In my off-hours, I’ve been chasing freedom in artistry, navigating absorbed do’s and don’t and trying to find my own voice.
I often wonder if my style is “artistic enough,” especially since I’m drawn to minimalism and clean lighting. Regardless, I’m learning to trust the work. That trust’s a work-in-progress, too See scratch-out below. If anything, I’m learning the freedom that artistry is the act of creation, not just the result: in the nuance, the micro-decisions, the commitment to showing up. The art is in the observation that inspired creation. Simple doesn’t mean easy, but I’m able to rely on my intuition and the magic that comes from snapping a camera and creating with a team.
I lay awake at night wondering if any of my personal work I’ve made is even art at all, or is it just boring, uncreative echoes. I’ve spent hours writing this send because I have so much to say about PDP IMAGERY; PDP imagery holds the title for some of the most Boring days of photography ever.
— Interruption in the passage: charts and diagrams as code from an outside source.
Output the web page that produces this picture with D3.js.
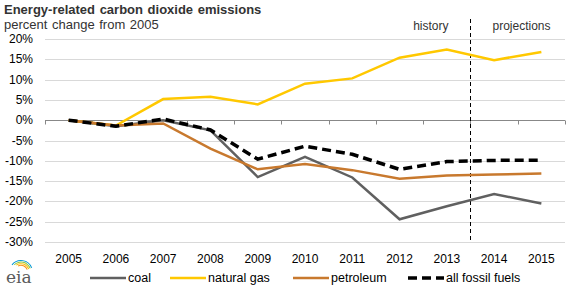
<!DOCTYPE html>
<html lang="en">
<head>
<meta charset="UTF-8">
<title>Energy-related carbon dioxide emissions</title>
<style>
  body { margin: 0; background: #fff; }
  svg { display: block; font-family: "Liberation Sans", Arial, sans-serif; }
</style>
</head>
<body>
<svg id="chart" width="577" height="289"></svg>
<script src="https://d3js.org/d3.v7.min.js"></script>
<script>
// data
const years = ["2005","2006","2007","2008","2009","2010","2011","2012","2013","2014","2015"];
const coal = [0, -1.5, 0, -2.5, -14, -9, -14.1, -24.4, -21.2, -18.2, -20.5];
const naturalGas = [0, -1.3, 5.2, 5.8, 3.9, 9.0, 10.3, 15.4, 17.4, 14.8, 16.8];
const petroleum = [0, -1.3, -0.8, -7.0, -12.1, -10.8, -12.3, -14.4, -13.6, -13.4, -13.1];
const fossil = [0, -1.5, 0.3, -2.4, -9.6, -6.4, -8.4, -12.1, -10.2, -9.9, -9.85];
const yTicks = [20, 15, 10, 5, 0, -5, -10, -15, -20, -25, -30];

const series = [
  { name: "coal", values: coal, color: "#606060", width: 2.5, dash: null },
  { name: "natural gas", values: naturalGas, color: "#ffc800", width: 2.5, dash: null },
  { name: "petroleum", values: petroleum, color: "#c8792e", width: 2.5, dash: null },
  { name: "all fossil fuels", values: fossil, color: "#000", width: 3.5, dash: "9,5" }
];

const svg = d3.select("#chart");
const plotLeft = 45, plotRight = 565, plotTop = 39, plotBottom = 242;

const x = d3.scaleBand().domain(years).range([plotLeft, plotRight]);
const y = d3.scaleLinear().domain([-30, 20]).range([plotBottom, plotTop]);

// title
svg.append("text").attr("x", 4).attr("y", 14)
  .attr("font-size", "13px").attr("font-weight", "bold").attr("fill", "#333")
  .attr("word-spacing", "1px")
  .text("Energy-related carbon dioxide emissions");
svg.append("text").attr("x", 4).attr("y", 29)
  .attr("font-size", "13px").attr("fill", "#333")
  .attr("word-spacing", "1px")
  .text("percent change from 2005");

// gridlines
svg.append("g").selectAll("line").data(yTicks.filter(d => d !== 0)).join("line")
  .attr("x1", plotLeft).attr("x2", plotRight)
  .attr("y1", d => Math.round(y(d)) + 0.5).attr("y2", d => Math.round(y(d)) + 0.5)
  .attr("stroke", "#d9d9d9").attr("stroke-width", 1);

// y labels
svg.append("g").selectAll("text").data(yTicks).join("text")
  .attr("x", 33).attr("y", d => y(d) + 4)
  .attr("text-anchor", "end").attr("font-size", "12px").attr("fill", "#000")
  .text(d => d + "%");

// zero axis with ticks between categories
const zeroY = Math.round(y(0)) + 0.5;
svg.append("line").attr("x1", plotLeft).attr("x2", plotRight)
  .attr("y1", zeroY).attr("y2", zeroY).attr("stroke", "#888");
const boundaries = years.map(d => x(d)).concat([plotRight]);
svg.append("g").selectAll("line").data(boundaries).join("line")
  .attr("x1", d => Math.round(d) + 0.5).attr("x2", d => Math.round(d) + 0.5)
  .attr("y1", zeroY).attr("y2", zeroY + 4).attr("stroke", "#888");

// x labels
svg.append("g").selectAll("text").data(years).join("text")
  .attr("x", d => x(d) + x.bandwidth() / 2).attr("y", 263)
  .attr("text-anchor", "middle").attr("font-size", "12px").attr("fill", "#000")
  .text(d => d);

// history / projections divider
const divX = Math.round(x("2014")) + 0.5;
svg.append("line").attr("x1", divX).attr("x2", divX)
  .attr("y1", 19).attr("y2", plotBottom)
  .attr("stroke", "#000").attr("stroke-width", 1).attr("stroke-dasharray", "4,3");
svg.append("text").attr("x", divX - 22).attr("y", 30)
  .attr("text-anchor", "end").attr("font-size", "12px").attr("fill", "#333").text("history");
svg.append("text").attr("x", divX + 22).attr("y", 30)
  .attr("text-anchor", "start").attr("font-size", "12px").attr("fill", "#333").text("projections");

// lines
const line = d3.line()
  .x((d, i) => x(years[i]) + x.bandwidth() / 2)
  .y(d => y(d));
svg.append("g").selectAll("path").data(series).join("path")
  .attr("d", d => line(d.values))
  .attr("fill", "none")
  .attr("stroke", d => d.color)
  .attr("stroke-width", d => d.width)
  .attr("stroke-dasharray", d => d.dash)
  .attr("stroke-linejoin", "miter");

// legend
const legendX = [90, 170, 293, 408];
const legend = svg.append("g").selectAll("g").data(series).join("g")
  .attr("transform", (d, i) => `translate(${legendX[i]},278)`);
legend.append("line").attr("x1", 0).attr("x2", 36).attr("y1", 0).attr("y2", 0)
  .attr("stroke", d => d.color).attr("stroke-width", d => d.width)
  .attr("stroke-dasharray", d => d.dash);
legend.append("text").attr("x", 38).attr("y", 4)
  .attr("font-size", "12.5px").attr("fill", "#000").text(d => d.name);

// eia logo
const logo = svg.append("g").attr("transform", "translate(5,268)");
const arcColors = ["#0096d6", "#8cc63f", "#ffc20e", "#f7941d"];
arcColors.forEach((c, i) => {
  logo.append("path")
    .attr("d", d3.arc()({ innerRadius: 11 - i * 1.6, outerRadius: 12 - i * 1.6, startAngle: -0.9 + i * 0.15, endAngle: 1.2 }))
    .attr("transform", "translate(16,4)")
    .attr("fill", c);
});
logo.append("text").attr("x", 1).attr("y", 15)
  .attr("font-family", "'DejaVu Serif', serif").attr("font-size", "17px").attr("fill", "#5a5a5a").text("eia");
</script>
</body>
</html>
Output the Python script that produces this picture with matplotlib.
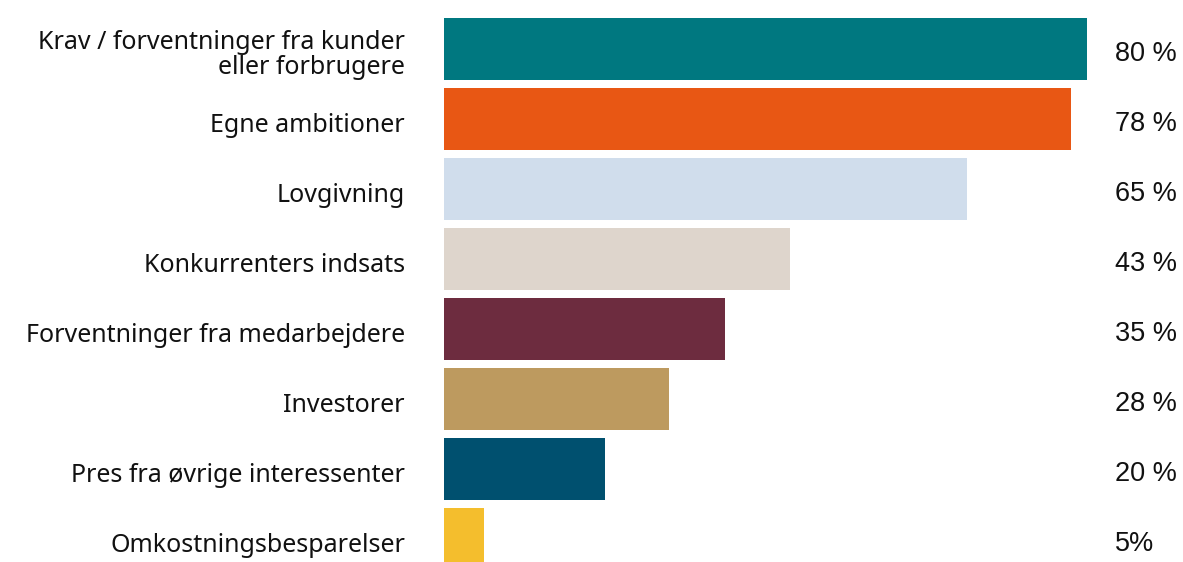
import matplotlib
matplotlib.use("Agg")
import matplotlib.pyplot as plt

# data
categories = [
    "Krav / forventninger fra kunder\neller forbrugere",
    "Egne ambitioner",
    "Lovgivning",
    "Konkurrenters indsats",
    "Forventninger fra medarbejdere",
    "Investorer",
    "Pres fra øvrige interessenter",
    "Omkostningsbesparelser",
]
values = [80, 78, 65, 43, 35, 28, 20, 5]
value_labels = ["80 %", "78 %", "65 %", "43 %", "35 %", "28 %", "20 %", "5%"]
colors = ["#007880", "#E85714", "#D0DDEC", "#DED5CC",
          "#6D2C3F", "#BD9A5F", "#00506F", "#F4BE2D"]

fig = plt.figure(figsize=(11.83, 5.62), dpi=100)
ax = fig.add_axes([444 / 1183, 0, 1 - 444 / 1183, 1])

pos = list(range(len(values)))
ax.barh(pos, values, height=0.886, color=colors)

ax.set_ylim(7.33, -0.7)
ax.set_xlim(0, 91.9)

ax.set_yticks([])
ax.set_xticks([])
for s in ax.spines.values():
    s.set_visible(False)

# category labels, sitting a little below the bar centre like the original
for p, lab in zip(pos, categories):
    ax.text(-4.85, p + 0.09, lab, ha="right", va="center", fontsize=18,
            family="Noto Sans", color="#111111", linespacing=1.02,
            clip_on=False)

for p, lab in zip(pos, value_labels):
    ax.text(83.45, p + 0.07, lab, ha="left", va="center", fontsize=19.5,
            family="Liberation Sans", color="#111111")

fig.savefig("out.png", dpi=100)
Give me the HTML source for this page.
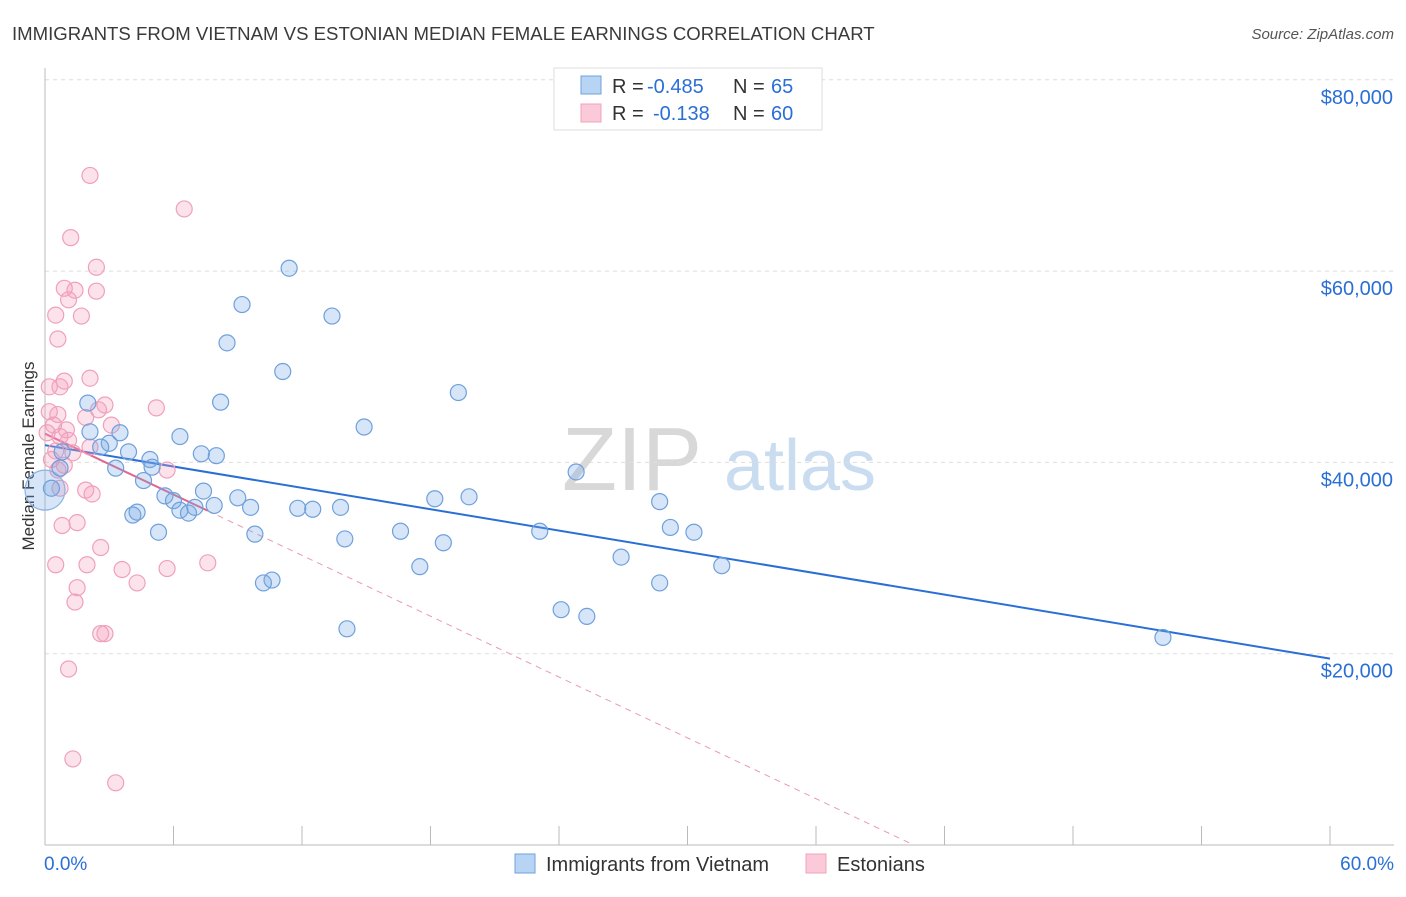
<!DOCTYPE html>
<html><head><meta charset="utf-8"><style>
body{margin:0;background:#fff;font-family:"Liberation Sans",sans-serif}
svg text{font-family:"Liberation Sans",sans-serif}
</style></head><body>
<svg id="chart" width="1406" height="892" xmlns="http://www.w3.org/2000/svg">
<text x="12" y="40" font-size="18.6" fill="#3a3a3a">IMMIGRANTS FROM VIETNAM VS ESTONIAN MEDIAN FEMALE EARNINGS CORRELATION CHART</text>
<text x="1394" y="39" font-size="15" fill="#555" text-anchor="end" font-style="italic">Source: ZipAtlas.com</text>
<text transform="translate(34,456) rotate(-90)" font-size="17" fill="#333" text-anchor="middle">Median Female Earnings</text>
<g><text x="632" y="490" font-size="90" fill="#d8d8d8" font-family="Liberation Serif" text-anchor="middle">ZIP</text><text x="800" y="490" font-size="72" fill="#c9dcf0" text-anchor="middle">atlas</text></g>
<g id="grid"></g><g id="axes"></g><g id="trends"></g><g id="pts"></g>
<g>
<rect x="554" y="68" width="268" height="62" fill="#fff" stroke="#ddd"/>
<rect x="581" y="76" width="20" height="18" fill="#b8d4f4" stroke="#6fa0dc"/>
<rect x="581" y="104" width="20" height="18" fill="#fbcad9" stroke="#f0a0bc"/>
<text y="93" font-size="20" fill="#333"><tspan x="612">R =</tspan><tspan x="647" fill="#2a6fd6">-0.485</tspan><tspan x="733">N =</tspan><tspan x="771" fill="#2a6fd6">65</tspan></text>
<text y="120" font-size="20" fill="#333"><tspan x="612">R =</tspan><tspan x="653" fill="#2a6fd6">-0.138</tspan><tspan x="733">N =</tspan><tspan x="771" fill="#2a6fd6">60</tspan></text>
</g>
<g>
<rect x="515" y="854" width="20" height="19" fill="#b8d4f4" stroke="#6fa0dc"/>
<text x="546" y="871" font-size="20" fill="#333">Immigrants from Vietnam</text>
<rect x="806" y="854" width="20" height="19" fill="#fbcad9" stroke="#f0a0bc"/>
<text x="837" y="871" font-size="20" fill="#333">Estonians</text>
</g>
</svg>
<script>
const yTicks=[20000,40000,60000,80000];
const yTickLabels=["$20,000","$40,000","$60,000","$80,000"];
const xTickLabels=["0.0%","60.0%"];
const blueX=[11.4,9.2,13.4,8.5,11.1,19.3,8.2,2.0,14.9,3.5,6.3,2.1,3.0,2.6,0.8,3.9,7.3,8.0,4.9,5.0,3.3,0.7,24.8,4.6,0.3,5.6,7.4,9.0,18.2,19.8,6.0,28.7,7.9,9.6,11.8,12.5,13.8,6.3,6.7,7.0,4.1,4.3,29.2,30.3,5.3,16.6,23.1,9.8,14.0,18.6,26.9,17.5,31.6,10.6,10.2,28.7,24.1,25.3,14.1,52.2];
const blueY=[60300,56500,55300,52500,49500,47300,46300,46200,43700,43100,42700,43200,42000,41600,41100,41100,40900,40700,40300,39500,39400,39400,39000,38100,37300,36500,37000,36300,36200,36400,36000,35900,35500,35300,35200,35100,35300,35000,34700,35300,34500,34800,33200,32700,32700,32800,32800,32500,32000,31600,30100,29100,29200,27700,27400,27400,24600,23900,22600,21700];
const pinkX=[2.1,6.5,1.2,2.4,0.9,2.4,1.4,1.1,1.7,0.5,0.6,2.1,0.9,0.7,0.2,2.8,5.2,2.5,0.6,0.2,1.9,3.1,0.4,1.0,0.1,0.7,1.1,2.1,0.5,1.3,0.3,0.9,5.7,0.6,0.7,1.9,2.2,0.8,1.5,2.6,0.5,1.96,7.6,3.6,5.7,4.3,1.5,1.4,2.6,2.8,1.1,1.3,3.3];
const pinkY=[70000,66500,63500,60400,58200,57900,58000,57000,55300,55400,52900,48800,48500,47900,47900,46000,45700,45500,45000,45300,44700,43900,43900,43400,43100,42700,42300,41600,41200,41000,40300,39700,39200,39200,37300,37100,36700,33400,33700,31100,29300,29300,29500,28800,28900,27400,26900,25400,22100,22100,18400,9000,6500];
const blueTrend=[41800,-372];
const pinkTrend=[43000,-1060];
const pinkSolidEnd=7.6;
const NS="http://www.w3.org/2000/svg";
const X=v=>45+v*(1330-45)/60, Y=v=>845-v*191.3/20000;
function mk(t,a,p){const e=document.createElementNS(NS,t);for(const k in a)e.setAttribute(k,a[k]);document.getElementById(p).appendChild(e);return e;}
yTicks.forEach((t,i)=>{
 const l=mk('line',{x1:45,x2:1394,y1:Y(t),y2:Y(t),stroke:'#ddd','stroke-dasharray':'4,4'},'grid');
 
 
 const tx=mk('text',{x:1393,y:Y(t)+24,'font-size':20,fill:'#2a6fd6','text-anchor':'end'},'axes');tx.textContent=yTickLabels[i];
 
 
});
const ax=mk('line',{x1:45,x2:1394,y1:845,y2:845,stroke:'#bbb'},'axes');


const ay=mk('line',{x1:45,x2:45,y1:68,y2:845,stroke:'#bbb'},'axes');


for(let i=0;i<=10;i++){const tk=mk('line',{x1:X(i*6),x2:X(i*6),y1:826,y2:845,stroke:'#bbb'},'axes');
 
 }
[[0,44,'start'],[60,1394,'end']].forEach((a,i)=>{const t=mk('text',{x:a[1],y:870,'font-size':19,fill:'#2a6fd6','text-anchor':a[2]},'axes');t.textContent=xTickLabels[i];
 
 });
const bt=mk('line',{x1:X(0),y1:Y(blueTrend[0]),x2:X(60),y2:Y(blueTrend[0]+60*blueTrend[1]),stroke:'#2a6fd6','stroke-width':2},'trends');


const xz=-pinkTrend[0]/pinkTrend[1];
const pd=mk('line',{x1:X(pinkSolidEnd),y1:Y(pinkTrend[0]+pinkSolidEnd*pinkTrend[1]),x2:X(xz),y2:Y(0),stroke:'#e89ab4','stroke-width':1,'stroke-dasharray':'6,5'},'trends');


const ps=mk('line',{x1:X(0),y1:Y(pinkTrend[0]),x2:X(pinkSolidEnd),y2:Y(pinkTrend[0]+pinkSolidEnd*pinkTrend[1]),stroke:'#e0668f','stroke-width':2},'trends');


pinkX.forEach((v,i)=>{const c=mk('circle',{cx:X(v),cy:Y(pinkY[i]),r:8,fill:'rgba(244,160,190,0.3)',stroke:'#f0a0bc','stroke-width':1.2},'pts');
 
 });
const big=mk('circle',{cx:X(0),cy:Y(37100),r:20,fill:'rgba(120,170,230,0.3)',stroke:'#8ab4e4','stroke-width':1.2},'pts');


blueX.forEach((v,i)=>{const c=mk('circle',{cx:X(v),cy:Y(blueY[i]),r:8,fill:'rgba(120,170,230,0.3)',stroke:'#6fa0dc','stroke-width':1.2},'pts');
 
 });
</script>
</body></html>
And some of the Most Fun when the delirium hits on day 4 of a two-week production. Okay so anywho—we listen, and we don’t judge. Except me to myself.
The e-commerce image process can be a necessary evil that just “pays the bills” to some, but I see something else in it. Maybe because it’s been my day-to-day for six years. There’s a secret sauce in its precision. I’m not just photographing a product: I’m telling someone, in less than a second, why they should care. That’s the intersection I continue to explore—that basic doesn’t mean boring. That’s where I think the art sneaks back in—not in the excess, but in the restraint. In the deliberate presence of what’s included, and the quiet weight of what’s left out.
Production Description (or Detail) Page
Okay, not always always. There’s always exceptions to the rule~ And I personally love when I see PDP images break the mold; I see more and more lifestyle images on product pages these days—usually in addition to the standard white/grey assets we’re talking about here.
Sidebar: So much of my personal career was working with what I had—a camera thanks to my grandma, natural light thanks to God, a public space as my studio and YouTube University as my guide. I couldn’t afford real studios for a long time, let alone renting lights or buying strobes. Maybe it was hanging up a bedsheet from a tree or it was using a blank wall I found on a random Tuesday behind a grocery store. I was obsessed with trying to make images that looked like they could be in Vogue, despite not having the tools to do so. I guess some of the obsession paid off, literally, since the natural light work I made in my early years landed me full-time studio jobs without ever actually using one on my own until I got the job.
My 9-5 jobs functioned as my classroom to all things Real Studio, because outside of the office, I still didn’t have the funds or freedom to experiment with that level of studio equipment, so I arrived to most sets anxious and uncomfortable, hyper-aware of how much money was being spent on production, whether it was in-house, commercial, personal, or a one-time client gig. Newsflash! I have anxiety! My reality made me scrappy, and I studied everything I could. I’d constantly play a mental game of “How would I light this like that, if this is what I’ve got?”
Maybe it’s just the classic, high-functioning, gratitude-soaked kind of anxiety—always aware and awestruck that I get to do this for a living, even when it’s repetitive. Despite the nonsense it can bring, this wild photography path I’ve found myself on? I’m thankful for all of it—I’ll be making images forever.